First half group net profit after tax (NPAT) was down 22.3 per cent from $175.9 million to $136.6 million, though revenues slipped only 2.6 per cent, from $4.523 billion to $4.407 billion.

"Domestic economic conditions continued to be challenging throughout the period with weakness in commodity prices and business and consumer sentiment slowing general activity," the company says.

"The impact of this was particularly seen in our Australian network businesses due to lower volumes, particularly from customers in the resource sector and from some discretionary retail and SME customers.

"Additionally, revenue was impacted by the contracts completed or lost in the prior period, such as the Australian Defence Force and Coles Far North Queensland, and by the wind-down of LNG construction projects, together with the impact of business divestments."

Savings were unable to cover the hits, despite solid reductions in direct transport and logistics costs, repairs and maintenance, and employee benefits,

Toll Domestic Forwarding saw lower Queensland volumes from resources customers, while the big trucking move there was the acquisition of Deeson Heavylift, which was described as strengthening the service offering to the resources sector, "with the ability to offer a ‘one stop shop’ for all general freight, project services, heavy haulage and related activity".

Toll Global Express faced stable consignment weights compared with the second half of the last financial year, but they were still down on the previous first half, impacting margins.

"The focus for both network divisions is on reducing their structural cost bases and continuing to invest in fleet and depots, both to address the current earnings pressures, and also to ensure growth in earnings and returns into the future," the group says.

Toll Global Logistics’ Contact Logistics Australia arm gained new business from Coca-Cola Amatil, while Customised Solutions gained Target regional distribution centres in Victoria and New South Wales.

Toll Intermodal won more business from Big W, Daiken and Spotlight and it should bring Fremantle wharf services in-house and consolidate pert activity into one facility soon.

Toll shipping copped a $5 million dry docking charge for its Bass Strait ships, with a flow on hit for Toll Tasmania.

As an indication of the tough and topsy-turvy nature of the marine business, ocean freight volumes were up by 7.8 per cent to 295,000 TEU, reflecting market growth, but gross profit margin fell from 19.5 per cent to 18.9 per cent "due to the competitive market conditions".
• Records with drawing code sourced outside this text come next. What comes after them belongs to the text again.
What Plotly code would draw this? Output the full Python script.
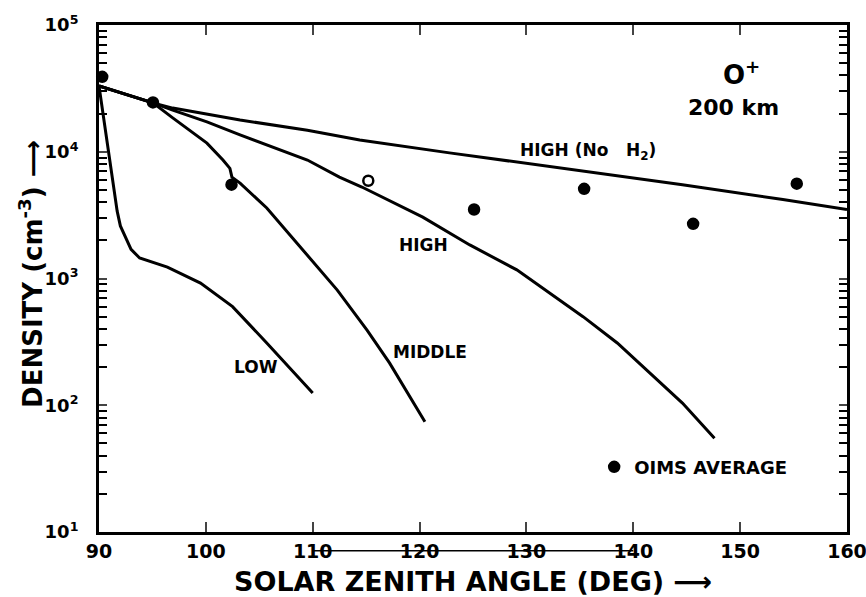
import math
import plotly.graph_objects as go

# ---- data ----
high_noh2_x = [90, 95.05, 96.9, 103.2, 109.5, 114.4, 122.8, 132.2, 144.6, 154, 160]
high_noh2_y = [3.3e4, 2.43e4, 2.21e4, 1.78e4, 1.48e4, 1.24e4, 9.8e3, 7.6e3, 5.5e3, 4.2e3, 3.5e3]

high_x = [90, 95.05, 96.9, 100.1, 103.2, 106.3, 109.5, 112.5, 114.6, 120.3, 124.7, 129.1, 132.2, 135.3, 138.5, 141.5, 144.6, 147.6]
high_y = [3.3e4, 2.43e4, 2.13e4, 1.72e4, 1.36e4, 1.09e4, 8.6e3, 6.3e3, 5.27e3, 3.05e3, 1.84e3, 1.17e3, 770, 500, 310, 180, 104, 55]

middle_x = [90, 95.05, 96.9, 100.1, 101.6, 102.25, 102.44, 103.2, 105.7, 109.1, 112.3, 115.1, 117.2, 120.5]
middle_y = [3.3e4, 2.43e4, 1.85e4, 1.17e4, 8.6e3, 7.4e3, 6.3e3, 5.66e3, 3.6e3, 1.68e3, 810, 390, 215, 74]

low_x = [90, 91.7, 92, 93, 93.8, 96.4, 99.5, 102.5, 105.7, 110]
low_y = [3.3e4, 3.4e3, 2.6e3, 1.7e3, 1.45e3, 1.23e3, 920, 600, 310, 125]

oims_x = [90.3, 95.05, 102.4, 115.2, 125.1, 135.4, 145.6, 155.3]
oims_y = [3.9e4, 2.45e4, 5.5e3, 5.9e3, 3.5e3, 5.1e3, 2.7e3, 5.6e3]
oims_symbol = ["circle", "circle", "circle", "circle-open", "circle", "circle", "circle", "circle"]

x_ticks = [90, 100, 110, 120, 130, 140, 150, 160]
y_decades = [10, 100, 1000, 10000, 100000]
y_decade_labels = ["10<sup>1</sup>", "10<sup>2</sup>", "10<sup>3</sup>", "10<sup>4</sup>", "10<sup>5</sup>"]
y_minor_multipliers = [2, 3, 4, 5, 6, 7, 8, 9]

curve_labels = [
    ("HIGH (No   H<sub>2</sub>)", 135.8, 1.01e4),
    ("HIGH", 120.4, 1.84e3),
    ("MIDDLE", 121.0, 263),
    ("LOW", 104.7, 200),
]
panel_labels = [
    ("O<sup>+</sup>", 150.1, 4.2e4, 26),
    ("200 km", 149.4, 2.25e4, 22),
]

# minor tick positions (2..9 within each decade)
y_minor = [d * m for d in y_decades[:-1] for m in y_minor_multipliers]

FONT = "DejaVu Sans"
LW = 3

fig = go.Figure()
for xs, ys in [(high_noh2_x, high_noh2_y), (high_x, high_y), (middle_x, middle_y), (low_x, low_y)]:
    fig.add_trace(go.Scatter(x=xs, y=ys, mode="lines", line=dict(color="black", width=LW),
                             showlegend=False, hoverinfo="skip"))

fig.add_trace(go.Scatter(x=oims_x, y=oims_y, mode="markers", name="OIMS AVERAGE",
                         marker=dict(color="black", size=10, symbol=oims_symbol,
                                     line=dict(color="black", width=2.5)),
                         showlegend=True, cliponaxis=False))

for text, x, y in curve_labels:
    fig.add_annotation(x=x, y=math.log10(y), xref="x", yref="y", text=text, showarrow=False,
                       font=dict(family=FONT, size=17, color="black", weight="bold"))
for text, x, y, sz in panel_labels:
    fig.add_annotation(x=x, y=math.log10(y), xref="x", yref="y", text=text, showarrow=False,
                       font=dict(family=FONT, size=sz, color="black", weight="bold"))

# axis titles
fig.add_annotation(x=0.5, y=-0.0986, xref="paper", yref="paper", xanchor="center", yanchor="middle",
                   text="SOLAR ZENITH ANGLE (DEG) ⟶", showarrow=False,
                   font=dict(family=FONT, size=27, color="black", weight="bold"))
fig.add_annotation(x=-0.0909, y=0.509, xref="paper", yref="paper", xanchor="center", yanchor="middle",
                   text="DENSITY (cm<sup>-3</sup>) ⟶", textangle=-90, showarrow=False,
                   font=dict(family=FONT, size=26, color="black", weight="bold"))

# scanning artefact line through the x tick labels
fig.add_shape(type="line", xref="x", yref="paper", x0=110, x1=140, y0=-0.037, y1=-0.037,
              line=dict(color="black", width=1.5))

fig.update_layout(
    width=866, height=597,
    margin=dict(l=99, r=19, t=25, b=65, autoexpand=False),
    paper_bgcolor="white", plot_bgcolor="white",
    font=dict(family=FONT, color="black"),
    legend=dict(x=0.662, y=0.128, xanchor="left", yanchor="middle",
                bgcolor="rgba(0,0,0,0)", font=dict(family=FONT, size=18, weight="bold"),
                itemwidth=30),
)

fig.update_xaxes(
    range=[90, 160], tickvals=x_ticks, ticks="inside", ticklen=10, tickwidth=2,
    showline=True, linecolor="black", linewidth=LW, mirror="ticks", showgrid=False,
    zeroline=False, automargin=False, ticklabeloverflow="allow",
    tickfont=dict(family=FONT, size=19, weight="bold"),
)
fig.update_yaxes(
    type="log", range=[1, 5], tickvals=y_decades, ticktext=y_decade_labels,
    ticks="inside", ticklen=8, tickwidth=2, ticklabelstandoff=14,
    minor=dict(tickmode="array", tickvals=y_minor, ticks="inside", ticklen=8, tickwidth=2,
               tickcolor="black", showgrid=False),
    showline=True, linecolor="black", linewidth=LW, mirror="ticks", showgrid=False,
    zeroline=False, automargin=False, ticklabeloverflow="allow",
    tickfont=dict(family=FONT, size=18, weight="bold"),
)

fig.write_html("out.html")
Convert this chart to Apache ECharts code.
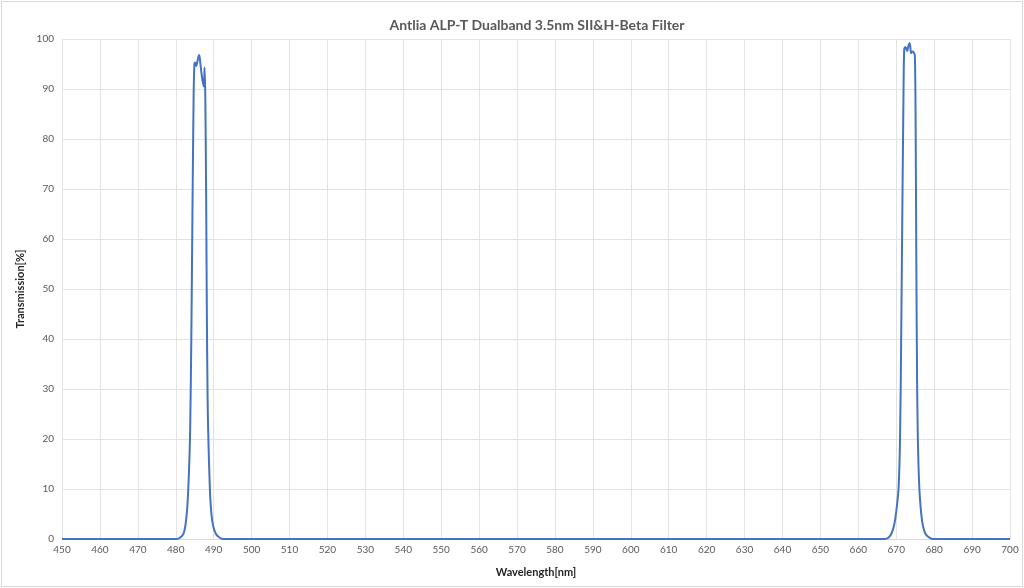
<!DOCTYPE html>
<html>
<head>
<meta charset="utf-8">
<script src="https://cdn.jsdelivr.net/npm/echarts@6/dist/echarts.min.js"></script>
<style>
html,body{margin:0;padding:0;background:#fff;}
#chart{width:1024px;height:588px;}
</style>
</head>
<body>
<div id="chart"></div>
<script>
var titleText = "Antlia ALP-T Dualband 3.5nm SII&H-Beta Filter";
var xAxisName = "Wavelength[nm]";
var yAxisName = "Transmission[%]";

var wavelength = [
  450, 480, 481, 482, 482.5, 483, 483.3, 483.6, 483.8, 484.1, 484.4, 484.7, 484.9,
  485.1, 485.4, 485.7, 486.0, 486.2, 486.5, 486.8, 487.1, 487.4, 487.6, 487.8,
  488.0, 488.2, 488.4, 488.6, 489.0, 489.4, 489.9, 490.6, 491.5, 492.5,
  667, 668, 668.8, 669.5, 670, 670.6, 671.0, 671.3, 671.6, 671.9, 672.1,
  672.4, 672.6, 672.9, 673.2, 673.5, 673.7, 673.9, 674.3, 674.6, 674.9,
  675.1, 675.3, 675.5, 675.7, 676.1, 676.6, 677.0, 677.6, 678.5, 679.7, 700
];
var transmission = [
  0, 0, 0.2, 1.0, 2.5, 6, 10, 16, 22, 40, 65, 88, 94.8,
  95.3, 94.6, 95.5, 96.5, 96.8, 95, 93, 91.5, 90.5, 94.3, 88,
  70, 45, 28, 20, 10, 5, 2.5, 1.0, 0.3, 0,
  0, 0.3, 1.2, 3, 5.5, 10, 20, 40, 65, 88, 97.9,
  98.4, 98.2, 97.6, 98.6, 99.2, 98.5, 97.2, 97.5, 97.3, 96.8,
  85, 55, 32, 20, 10, 5, 2.8, 1.2, 0.4, 0, 0
];

var seriesData = wavelength.map(function (w, i) { return [w, transmission[i]]; });

var chart = echarts.init(document.getElementById('chart'), null, {renderer: 'canvas'});
var option = {
  backgroundColor: '#ffffff',
  animation: false,
  title: {
    text: titleText,
    left: 532,
    top: 13,
    textAlign: 'center',
    textStyle: {fontFamily: 'Lato', fontWeight: 'bold', fontSize: 14, color: '#595959'}
  },
  graphic: [{
    type: 'rect',
    shape: {x: 1.5, y: 1.5, width: 1021, height: 585},
    style: {fill: 'none', stroke: '#d9d9d9', lineWidth: 1},
    silent: true
  }],
  grid: {left: 62, right: 14, top: 39, bottom: 49, containLabel: false},
  xAxis: {
    type: 'value',
    min: 450, max: 700, interval: 10,
    name: xAxisName,
    nameLocation: 'middle',
    nameGap: 28,
    nameTextStyle: {fontFamily: 'Lato', fontWeight: 'bold', fontSize: 11, color: '#262626'},
    axisLine: {show: true, lineStyle: {color: '#d9d9d9', width: 1}},
    axisTick: {show: false},
    axisLabel: {fontFamily: 'Lato', fontSize: 10, color: '#595959', margin: 6},
    splitLine: {show: true, lineStyle: {color: '#e3e3e3', width: 1}}
  },
  yAxis: {
    type: 'value',
    min: 0, max: 100, interval: 10,
    name: yAxisName,
    nameLocation: 'middle',
    nameGap: 35,
    nameTextStyle: {fontFamily: 'Lato', fontWeight: 'bold', fontSize: 11, color: '#262626'},
    axisLine: {show: false},
    axisTick: {show: false},
    axisLabel: {fontFamily: 'Lato', fontSize: 10, color: '#595959', margin: 8},
    splitLine: {show: true, lineStyle: {color: '#e3e3e3', width: 1}}
  },
  series: [{
    type: 'line',
    data: seriesData,
    showSymbol: false,
    smooth: 0.3,
    lineStyle: {color: '#4472C4', width: 2},
    itemStyle: {color: '#4472C4'}
  }]
};
chart.setOption(option);
</script>
</body>
</html>
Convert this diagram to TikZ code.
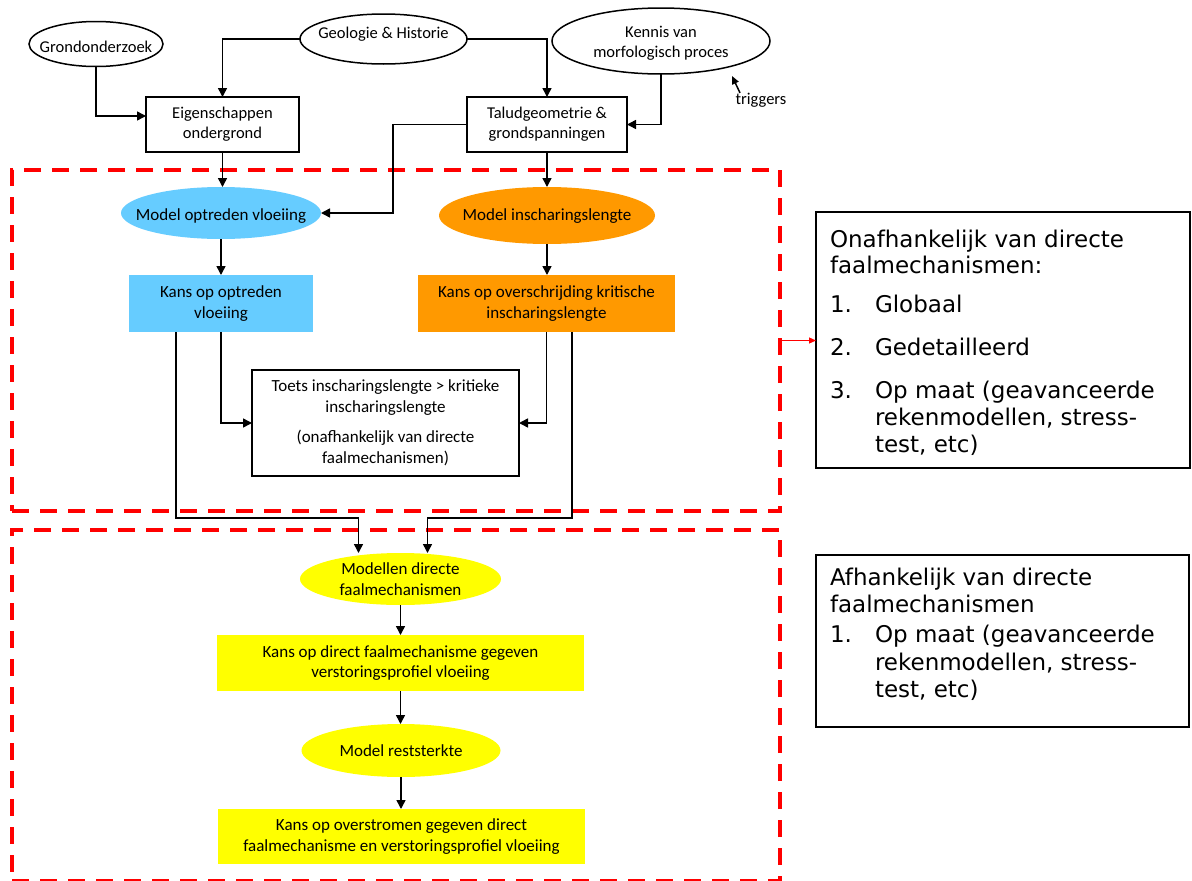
\documentclass[tikz,border=0pt]{standalone}
\usepackage{fontspec}
\setmainfont{Carlito}
\newfontfamily\verdfont{DejaVu Sans}
\usetikzlibrary{shapes.geometric,arrows.meta,calc}
\definecolor{lblue}{RGB}{102,204,255}
\definecolor{orng}{RGB}{255,153,0}
\definecolor{yel}{RGB}{255,255,0}
\definecolor{dred}{RGB}{255,0,0}
\begin{document}
\begin{tikzpicture}[x=1pt,y=-1pt,
  every node/.style={inner sep=0pt, outer sep=0pt},
  tfont/.style={font=\fontsize{16.5}{20}\selectfont, align=center},
  mfont/.style={font=\fontsize{17}{20.5}\selectfont, align=center},
  oell/.style={ellipse, draw, line width=1.5pt},
  obox/.style={rectangle, draw, line width=1.5pt, tfont},
  cell/.style={ellipse},
  cbox/.style={rectangle, mfont},
  arr/.style={line width=1.5pt, -{Triangle[length=9pt,width=9pt]}},
  dbox/.style={rectangle, draw=dred, line width=4.5pt, dash pattern=on 17pt off 11pt},
  rbox/.style={rectangle, draw, line width=1.5pt},
  rtext/.style={anchor=base west, font=\verdfont\fontsize{23}{27}\selectfont},
]
\useasboundingbox[fill=white] (0,0) rectangle (1192,881);

% dashed groups
\node[dbox, minimum width=768pt, minimum height=341pt] (db1) at (396,340.5) {};
\node[dbox, minimum width=768pt, minimum height=351pt] (db2) at (396,705.5) {};

% top inputs
\node[oell, minimum width=134pt, minimum height=45pt] (gro) at (96,44) {};
\node[tfont] (grot) at ([yshift=-3pt]gro) {Grondonderzoek};
\node[oell, minimum width=167pt, minimum height=50pt] (geo) at (383.5,39) {};
\node[tfont] (geot) at ([yshift=5pt]geo) {Geologie \& Historie};
\node[oell, minimum width=218pt, minimum height=66pt] (ken) at (661,41) {};
\node[tfont] (kent) at ([yshift=-2pt]ken) {Kennis van\\morfologisch proces};
\node[font=\fontsize{16.5}{20}\selectfont] (trg) at (761,100) {triggers};
\coordinate (trh) at (732,76);

\node[obox, minimum width=153pt, minimum height=55pt] (eig) at (222.5,124.5) {Eigenschappen\\ondergrond};
\node[obox, minimum width=160pt, minimum height=55pt] (tal) at (547,124.5) {Taludgeometrie \&\\grondspanningen};

% upper group
\node[cell, fill=lblue, minimum width=200pt, minimum height=52pt] (mov) at (221,213) {};
\node[mfont] (movt) at ([yshift=-3pt]mov) {Model optreden vloeiing};
\node[cell, fill=orng, minimum width=216pt, minimum height=57pt] (mis) at (547,215.5) {};
\node[mfont] (mist) at ([yshift=-1pt]mis) {Model inscharingslengte};
\node[cbox, fill=lblue, minimum width=184pt, minimum height=57pt] (kov) at (221,303.5) {Kans op optreden\\vloeiing};
\node[cbox, fill=orng, minimum width=257pt, minimum height=57pt] (kex) at (546.5,303.5) {Kans op overschrijding kritische\\inscharingslengte};
\node[cbox, draw, line width=1.5pt, minimum width=267pt, minimum height=106pt] (toe) at (385.5,423)
  {Toets inscharingslengte > kritieke\\inscharingslengte\\[10pt](onafhankelijk van directe\\faalmechanismen)};

% lower group
\node[cell, fill=yel, minimum width=201pt, minimum height=52pt] (mod) at (400.5,579) {};
\node[mfont] (modt) at (mod) {Modellen directe\\faalmechanismen};
\node[cbox, fill=yel, minimum width=367pt, minimum height=56pt] (kd) at (400.5,663) {Kans op direct faalmechanisme gegeven\\verstoringsprofiel vloeiing};
\node[cell, fill=yel, minimum width=199pt, minimum height=53pt] (mr) at (401,750.5) {};
\node[mfont] (mrt) at (mr) {Model reststerkte};
\node[cbox, fill=yel, minimum width=367pt, minimum height=55pt] (ko) at (401.5,836.5) {Kans op overstromen gegeven direct\\faalmechanisme en verstoringsprofiel vloeiing};

% right boxes
\node[rbox, minimum width=374pt, minimum height=256pt] (rb1) at (1003,340) {};
\node[rtext] (r1a) at (830,247) {Onafhankelijk van directe};
\node[rtext] (r1b) at (830,273) {faalmechanismen:};
\node[rtext] (r1c) at (830,312) {1.};
\node[rtext] (r1d) at (875,312) {Globaal};
\node[rtext] (r1e) at (830,355) {2.};
\node[rtext] (r1f) at (875,355) {Gedetailleerd};
\node[rtext] (r1g) at (830,398) {3.};
\node[rtext] (r1h) at (875,398) {Op maat (geavanceerde};
\node[rtext] (r1i) at (875,425) {rekenmodellen, stress-};
\node[rtext] (r1j) at (875,452) {test, etc)};

\node[rbox, minimum width=373pt, minimum height=172pt] (rb2) at (1002.5,641) {};
\node[rtext] (r2a) at (830,585) {Afhankelijk van directe};
\node[rtext] (r2b) at (830,612) {faalmechanismen};
\node[rtext] (r2c) at (830,642) {1.};
\node[rtext] (r2d) at (875,642) {Op maat (geavanceerde};
\node[rtext] (r2e) at (875,670) {rekenmodellen, stress-};
\node[rtext] (r2f) at (875,697) {test, etc)};

% connectors
\draw[arr] (gro.south) |- ([yshift=8.5pt]eig.west);
\draw[arr] (geo.west) -| (eig.north);
\draw[arr] (geo.east) -| (tal.north);
\draw[arr] (ken.south) |- (tal.east);
\draw[line width=1.5pt, -{Triangle[length=8pt,width=7pt]}] ([xshift=-21pt]trg.north) -- (trh);
\draw[arr] (tal.west) -| ($(mov.east)+(72,0)$) -- (mov.east);
\draw[arr] (eig.south) -- (eig.south |- mov.north);
\draw[arr] (tal.south) -- (tal.south |- mis.north);
\draw[arr] (mov.south) -- (mov.south |- kov.north);
\draw[arr] (mis.south) -- (mis.south |- kex.north);
\draw[arr] (kov.south) |- (toe.west);
\draw[arr] (kex.south) |- (toe.east);
\draw[arr] ([xshift=-45pt]kov.south) -- ++(0,186) -| ([xshift=-42pt]mod.north);
\draw[arr] ([xshift=25.5pt]kex.south) -- ++(0,186) -| ([xshift=27pt]mod.north);
\draw[arr] (mod.south) -- (mod.south |- kd.north);
\draw[arr] (kd.south) -- (kd.south |- mr.north);
\draw[arr] (mr.south) -- (mr.south |- ko.north);
\draw[dred, line width=1.2pt, -{Triangle[length=7pt,width=6pt]}] (db1.east) -- (db1.east -| rb1.west);
\end{tikzpicture}
\end{document}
On a positive note, Toll CEO Brian Kruger saw some improvement in the financial year’s (FY15) second quarter that was expected to boost earnings, he left unsaid how that would translate to net earnings.

"While the first quarter was weaker than we had expected, as previously indicated, there was an improving trend in the second quarter which had operating earnings ahead of the prior corresponding period," Kruger says.

"We don’t expect the domestic economy to pick up anytime soon, so we will continue our focus on the areas under our control.

"This includes portfolio rationalisation, reducing fixed costs, continuing capital investment to support cost efficiencies and future growth, and providing innovative and superior service to our customers.

"We have many cost-out programs that will support earnings, and we also expect to drive improved returns from the capital we have been investing in the business to provide a strong platform for future growth.

"The Toll Global Technology Transformation, the next stage of Toll’s IT strategy, will drive significant efficiencies throughout the company, reduce IT operating costs and provide Toll with a leading edge platform to support its growth.

"Assuming no further deterioration in the external environment, with cost savings, efficiency gains and recent contract wins, we still expect to deliver higher underlying operating earnings in FY15."